Adsorption-desorption of doxycycline in agricultural soils: Batch and stirred-flow-chamber experiments

With the aim of obtaining information about the environmental fate and dynamics of the antibiotic doxycycline (DC) when it reaches soil, adsorption and desorption processes were studied for this compound in 20 agricultural soils, by means of batch-type and stirred-flow-chamber experiments. The results indicate that the studied soils adsorbed high amounts of DC, with adsorption percentages >91% in all cases. In addition, adsorption results were satisfactorily modeled, with good fittings to the Langmuir and Freundlich equations, with the values for Langmuir's maximum adsorption capacity (qmax) varying between 14,692 and 26,141 μmol kg−1 (average 17,816), and between 1,906 and 13,120 Ln μmol1−n kg−1 (average 6,969) for the Freundlich affinity coefficient, which are very high. The soil variables most related to the adsorption of the antibiotic were linked to organic matter (specifically, soil organic carbon–SOC– and soil nitrogen -N- contents), and to the clay fraction, as well as to cation exchange capacity, being the soils with a greater content in these variables those that presented a greater adsorption. FTIR results shown that DC adsorption mechanisms were based on interactions such as hydrogen bonds and π-π interactions between the antibiotic and soils. Desorption was very low, reaching values between 1 and 2% in batch experiments, and between 5 and 15% in stirred flow chamber experiments, which indicates a strong hysteresis affecting adsorption and desorption processes.
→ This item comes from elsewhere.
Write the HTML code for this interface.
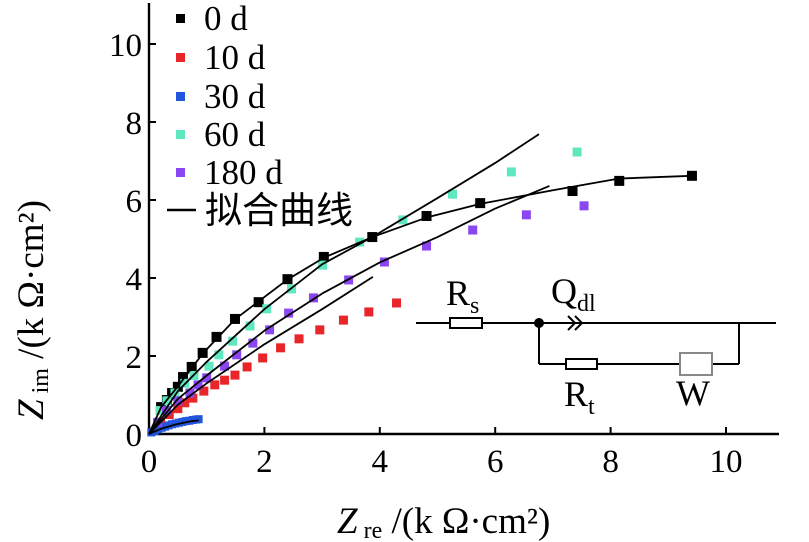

This fact can be considered positively, as these soils could retain DC very strongly, thus reducing risks to human and ecological health. •Adsorption/desorption of doxycycline (DC) studied in agricultural soils.•Batch-type and stirred-flow-chamber experiments show high adsorption for DC on soils.•Soil organic C, N, clay and eCEC were the variables most related to adsorption.•Desorption was very low, with strong hysteresis affecting adsorption and desorption.•These soils could retain DC very strongly, protecting human and environmental health.